2009-05-29

Porsche: the car maker turned to hedge fund now in financial trouble

While 2008 was a great year for Porsche as reported in the following two posts, it looks like the massive leverage and risk that they took on speculative positions (mostly call options on Volkswagen) is now bringing them big trouble. As I previously noted, Porsche is not a car maker in my opinion anymore, since speculation on the stock market seems to generate more profit for the company than the actual sales of cars. And as you will see down the article, they seem to have done quite a bit of risky speculative trades, like writing put options (selling puts) to raise cash to buy call options!

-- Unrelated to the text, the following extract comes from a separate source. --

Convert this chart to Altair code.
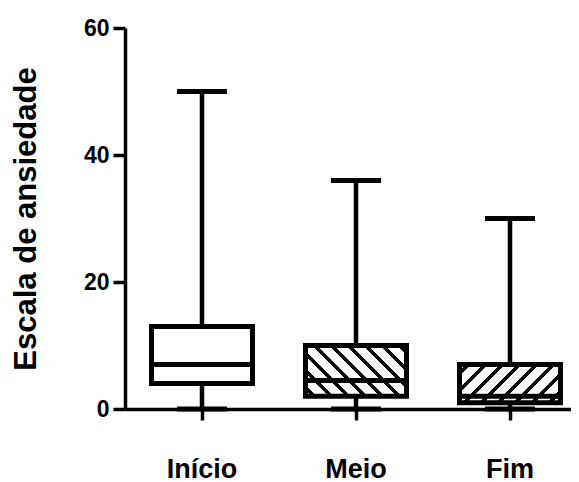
import altair as alt
import pandas as pd

# ---- data ----
categories = ["Início", "Meio", "Fim"]
whisker_low = [0, 0, 0]
q1 = [4, 2, 1]
median = [7, 4.5, 2]
q3 = [13, 10, 7]
whisker_high = [50, 36, 30]
y_ticks = [0, 20, 40, 60]
y_title = "Escala de ansiedade"

df = pd.DataFrame({
    "cat": categories,
    "lo": whisker_low,
    "q1": q1,
    "med": median,
    "q3": q3,
    "hi": whisker_high,
})

# ---- layout / style ----
W, H = 446, 381
YMAX = 60
BOX = 101
CAP = 50
LW = 4.5
BOX_LW = 5
PX = H / YMAX
FONT = "Liberation Sans"


def hatch(q1v, q3v, direction, period=17.0, lw=5.5, phase=6.0):
    """Striped fill built as a linear gradient with hard stops (45 degree in pixels)."""
    w = BOX
    h = (q3v - q1v) * PX
    a = (w + h) / (w * w + h * h)
    total = w + h
    stops = [{"offset": 0, "color": "white"}]
    s = phase - period
    while s < total:
        s0, s1 = max(s, 0.0), min(s + lw, total)
        if s1 > 0 and s0 < total:
            t0, t1 = round(s0 / total, 5), round(s1 / total, 5)
            stops += [
                {"offset": t0, "color": "white"},
                {"offset": t0, "color": "black"},
                {"offset": t1, "color": "black"},
                {"offset": t1, "color": "white"},
            ]
        s += period
    stops.append({"offset": 1, "color": "white"})
    if direction == "/":
        return {"gradient": "linear", "x1": 0, "y1": 0,
                "x2": round(a * w, 5), "y2": round(a * h, 5), "stops": stops}
    return {"gradient": "linear", "x1": 0, "y1": 1,
            "x2": round(a * w, 5), "y2": round(1 - a * h, 5), "stops": stops}


x_enc = alt.X(
    "cat:N",
    sort=categories,
    scale=alt.Scale(type="band", range=[0, 462], paddingInner=0, paddingOuter=0),
    axis=alt.Axis(
        title=None,
        labelAngle=0,
        labelFont=FONT,
        labelFontSize=27,
        labelFontWeight="bold",
        labelColor="black",
        labelBaseline="alphabetic",
        labelPadding=57,
        tickSize=11,
        tickWidth=3.5,
        tickColor="black",
        domainWidth=3.5,
        domainColor="black",
        grid=False,
    ),
)

y_scale = alt.Scale(domain=[0, YMAX], nice=False, zero=True)

base = alt.Chart(df)

lower_whisker = base.mark_rule(color="black", strokeWidth=LW).encode(
    x=x_enc,
    y=alt.Y(
        "lo:Q",
        scale=y_scale,
        axis=alt.Axis(
            values=y_ticks,
            title=y_title,
            titleFont=FONT,
            titleFontSize=31,
            titleFontWeight="bold",
            titleColor="black",
            titleAngle=270,
            titleBaseline="alphabetic",
            titleX=-90,
            titleY=H / 2,
            titleAlign="center",
            labelFont=FONT,
            labelFontSize=23,
            labelFontWeight="bold",
            labelColor="black",
            labelPadding=4,
            tickSize=12,
            tickWidth=3.5,
            tickColor="black",
            domainWidth=3.5,
            domainColor="black",
            grid=False,
        ),
    ),
    y2="q1:Q",
)

upper_whisker = base.mark_rule(color="black", strokeWidth=LW).encode(
    x=alt.X("cat:N", sort=categories), y=alt.Y("q3:Q"), y2="hi:Q"
)


def box(cat, fill):
    return base.transform_filter(alt.datum.cat == cat).mark_bar(
        fill=fill, stroke="black", strokeWidth=BOX_LW, size=BOX, strokeJoin="miter"
    ).encode(x=alt.X("cat:N", sort=categories), y=alt.Y("q1:Q"), y2="q3:Q")


box_ini = box(categories[0], "white")
box_meio = box(categories[1], hatch(q1[1], q3[1], "\\"))
box_fim = box(categories[2], hatch(q1[2], q3[2], "/"))

median_tick = base.mark_tick(color="black", thickness=BOX_LW, size=BOX, opacity=1).encode(
    x=alt.X("cat:N", sort=categories), y=alt.Y("med:Q")
)
cap_low = base.mark_tick(color="black", thickness=BOX_LW, size=CAP, opacity=1).encode(
    x=alt.X("cat:N", sort=categories), y=alt.Y("lo:Q")
)
cap_high = base.mark_tick(color="black", thickness=BOX_LW, size=CAP, opacity=1).encode(
    x=alt.X("cat:N", sort=categories), y=alt.Y("hi:Q")
)

chart = (
    alt.layer(lower_whisker, upper_whisker, box_ini, box_meio, box_fim,
              median_tick, cap_low, cap_high)
    .properties(
        width=W,
        height=H,
        autosize=alt.AutoSizeParams(type="none"),
        padding={"left": 117, "top": 20, "right": 0, "bottom": 73},
        background="white",
    )
    .configure_view(stroke=None)
)

chart.save("out.html", embed_options={"renderer": "svg", "actions": False})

And then, they have about 10 billion of "other liabilities" they won't comment about...
May 26 (Bloomberg) -- Porsche SE, struggling to combine with Volkswagen AG, is in danger of losing some of the 17.3 billion euros ($24.3 billion) in profits recorded from holding VW options because it may not have the money to exercise them.

Porsche bought options and Volkswagen stock for more than three years and controls more than 70 percent of Europe’s biggest automaker. Now, Stuttgart, Germany-based Porsche may be unable to raise the money needed to cash in the options, according to research by Sanford C. Bernstein & Co., Sal. Oppenheim jr. & Cie. and FAIResearch GmbH & Co.

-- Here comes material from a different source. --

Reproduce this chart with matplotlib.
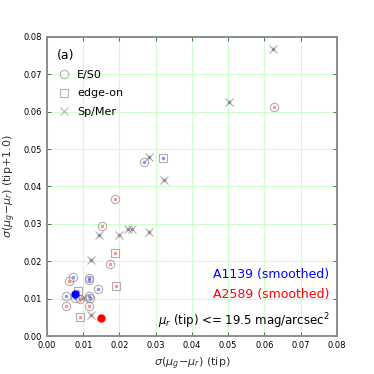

The 78-year-old maker of the 911 sports car piled up more than 9 billion euros in debt and hasn’t been able to raise the financing even after the options contracts surged in value along with the sevenfold gain in VW shares since 2005, according to the analysts [...].

“The smartest guys in the room are running out of options,” Max Warburton, a London-based analyst at Bernstein, said in an e-mailed message May 19. “We no longer believe Porsche is in a position to control the VW share price and are increasingly convinced that the VW ordinary shares will collapse.” [...]

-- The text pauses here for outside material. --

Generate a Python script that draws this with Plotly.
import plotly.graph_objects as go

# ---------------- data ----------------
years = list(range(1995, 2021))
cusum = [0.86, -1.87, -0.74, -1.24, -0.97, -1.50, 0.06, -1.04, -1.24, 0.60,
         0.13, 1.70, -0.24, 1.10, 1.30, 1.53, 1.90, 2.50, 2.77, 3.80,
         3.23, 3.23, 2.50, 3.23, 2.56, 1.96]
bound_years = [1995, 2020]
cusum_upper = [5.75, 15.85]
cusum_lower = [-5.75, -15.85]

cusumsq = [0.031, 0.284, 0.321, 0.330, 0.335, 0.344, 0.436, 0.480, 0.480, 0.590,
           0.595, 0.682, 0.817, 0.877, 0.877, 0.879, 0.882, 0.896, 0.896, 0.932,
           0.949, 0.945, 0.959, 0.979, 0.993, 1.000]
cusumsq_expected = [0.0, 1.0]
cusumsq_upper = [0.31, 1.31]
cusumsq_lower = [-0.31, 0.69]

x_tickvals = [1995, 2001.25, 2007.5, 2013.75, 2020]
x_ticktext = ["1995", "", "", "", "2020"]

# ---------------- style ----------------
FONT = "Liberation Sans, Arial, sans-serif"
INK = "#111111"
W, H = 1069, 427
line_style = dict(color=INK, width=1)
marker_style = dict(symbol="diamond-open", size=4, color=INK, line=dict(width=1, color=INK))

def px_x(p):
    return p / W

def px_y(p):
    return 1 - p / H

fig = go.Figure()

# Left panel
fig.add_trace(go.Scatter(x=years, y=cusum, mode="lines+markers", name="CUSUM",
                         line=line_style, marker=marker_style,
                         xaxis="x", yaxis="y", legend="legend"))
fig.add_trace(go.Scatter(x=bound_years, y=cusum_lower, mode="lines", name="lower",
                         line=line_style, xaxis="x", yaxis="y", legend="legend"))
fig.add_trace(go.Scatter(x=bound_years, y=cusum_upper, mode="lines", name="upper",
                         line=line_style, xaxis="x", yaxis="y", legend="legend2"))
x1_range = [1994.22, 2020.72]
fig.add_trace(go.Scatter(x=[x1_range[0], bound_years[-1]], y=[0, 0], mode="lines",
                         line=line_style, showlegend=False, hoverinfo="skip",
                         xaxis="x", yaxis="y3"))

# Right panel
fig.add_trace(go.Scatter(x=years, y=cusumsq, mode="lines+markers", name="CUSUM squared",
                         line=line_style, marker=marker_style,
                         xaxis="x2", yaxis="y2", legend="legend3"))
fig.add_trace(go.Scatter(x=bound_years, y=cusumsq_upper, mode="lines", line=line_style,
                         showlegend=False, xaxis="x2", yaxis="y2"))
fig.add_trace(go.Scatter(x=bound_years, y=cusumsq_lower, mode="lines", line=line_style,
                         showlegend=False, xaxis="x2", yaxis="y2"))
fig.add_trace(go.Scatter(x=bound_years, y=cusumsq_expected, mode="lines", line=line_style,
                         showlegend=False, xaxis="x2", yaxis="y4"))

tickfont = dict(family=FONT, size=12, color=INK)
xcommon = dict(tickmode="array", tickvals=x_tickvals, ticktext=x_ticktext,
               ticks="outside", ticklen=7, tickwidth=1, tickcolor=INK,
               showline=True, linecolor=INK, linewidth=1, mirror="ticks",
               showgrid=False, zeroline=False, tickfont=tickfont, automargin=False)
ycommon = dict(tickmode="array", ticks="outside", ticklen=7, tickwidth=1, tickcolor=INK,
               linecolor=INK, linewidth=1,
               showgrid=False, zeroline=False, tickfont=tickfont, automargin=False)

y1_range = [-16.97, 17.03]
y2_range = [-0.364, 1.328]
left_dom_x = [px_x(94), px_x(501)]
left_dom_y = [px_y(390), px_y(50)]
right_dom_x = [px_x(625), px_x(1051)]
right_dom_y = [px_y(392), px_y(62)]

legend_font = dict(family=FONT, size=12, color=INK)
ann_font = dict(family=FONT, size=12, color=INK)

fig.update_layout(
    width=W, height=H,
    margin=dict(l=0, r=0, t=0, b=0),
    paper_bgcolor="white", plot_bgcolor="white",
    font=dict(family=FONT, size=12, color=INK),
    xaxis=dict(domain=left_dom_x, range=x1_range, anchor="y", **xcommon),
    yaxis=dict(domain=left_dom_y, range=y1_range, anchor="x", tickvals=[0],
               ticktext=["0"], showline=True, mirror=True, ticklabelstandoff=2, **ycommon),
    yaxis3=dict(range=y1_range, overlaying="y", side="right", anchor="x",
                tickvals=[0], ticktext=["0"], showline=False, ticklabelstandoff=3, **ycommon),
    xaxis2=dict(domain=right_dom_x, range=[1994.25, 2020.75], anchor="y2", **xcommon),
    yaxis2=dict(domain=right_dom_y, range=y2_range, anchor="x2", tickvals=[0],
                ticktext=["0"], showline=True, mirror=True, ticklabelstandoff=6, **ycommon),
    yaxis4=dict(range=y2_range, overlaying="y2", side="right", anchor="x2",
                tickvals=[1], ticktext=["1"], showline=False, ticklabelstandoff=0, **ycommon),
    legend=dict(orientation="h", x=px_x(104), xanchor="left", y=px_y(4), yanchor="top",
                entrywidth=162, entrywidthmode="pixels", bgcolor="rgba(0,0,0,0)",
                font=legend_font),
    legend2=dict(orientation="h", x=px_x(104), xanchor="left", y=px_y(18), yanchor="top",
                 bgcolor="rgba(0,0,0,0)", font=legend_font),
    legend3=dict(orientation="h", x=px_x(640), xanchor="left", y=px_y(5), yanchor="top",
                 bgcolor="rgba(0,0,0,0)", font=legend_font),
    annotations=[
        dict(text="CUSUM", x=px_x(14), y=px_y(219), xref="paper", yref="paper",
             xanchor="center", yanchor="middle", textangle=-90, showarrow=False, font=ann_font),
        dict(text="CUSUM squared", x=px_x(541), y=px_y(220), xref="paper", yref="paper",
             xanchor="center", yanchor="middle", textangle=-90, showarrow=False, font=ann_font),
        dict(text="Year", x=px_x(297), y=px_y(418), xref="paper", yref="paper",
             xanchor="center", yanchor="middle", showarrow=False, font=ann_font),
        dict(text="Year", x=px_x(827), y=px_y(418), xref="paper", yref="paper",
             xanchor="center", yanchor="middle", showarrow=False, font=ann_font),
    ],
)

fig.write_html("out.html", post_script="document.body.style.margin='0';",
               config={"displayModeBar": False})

Since 2007, Porsche has reported profits from VW options of 17.3 billion euros, according to its financial statements. The gains were booked as VW shares jumped 648 percent from 33.35 euros at the start of 2005, the year Porsche started buying its stake, to 249.45 euros at the end of January 2009.

The bulk of the earnings are on paper, said Gaube, the spokesman. As VW shares rose, so did the value of the options. Porsche has added the amount by which the options increased to its income statement, according to the company. Under so-called mark-to-market accounting rules, the profit would be reversed on the income statement as a loss if the options’ value fell, Gaube said. [...]

Porsche received a credit line from Volkswagen that expires in September, Bamler, the Porsche spokesman, said yesterday. He wouldn’t provide the size of the loan. [...]

Porsche Supervisory Board Chairman Wolfgang Porsche is struggling to raise money to buy more Volkswagen equity, according to Bernstein and FAIResearch. [...]

Porsche’s latest financial report shows 9.64 billion euros in “other liabilities,” without giving more details. Gaube, the spokesman, declined to comment on them.

Hans-Peter Wodniok, an analyst at FAIResearch in Frankfurt, and Warburton at Bernstein said some of the liabilities are probably puts on VW shares that Porsche issued and sold to finance the purchase of the calls.

Christian Breitsprecher, an analyst at Sal. Oppenheim in Frankfurt, said Porsche’s challenges may mount should it let the calls expire. That may spur banks that underwrote the calls to sell VW common shares they bought as insurance, lowering the stock.

“You just walk away from the calls,” said Breitsprecher. “It only becomes a problem when you’ve also written puts.”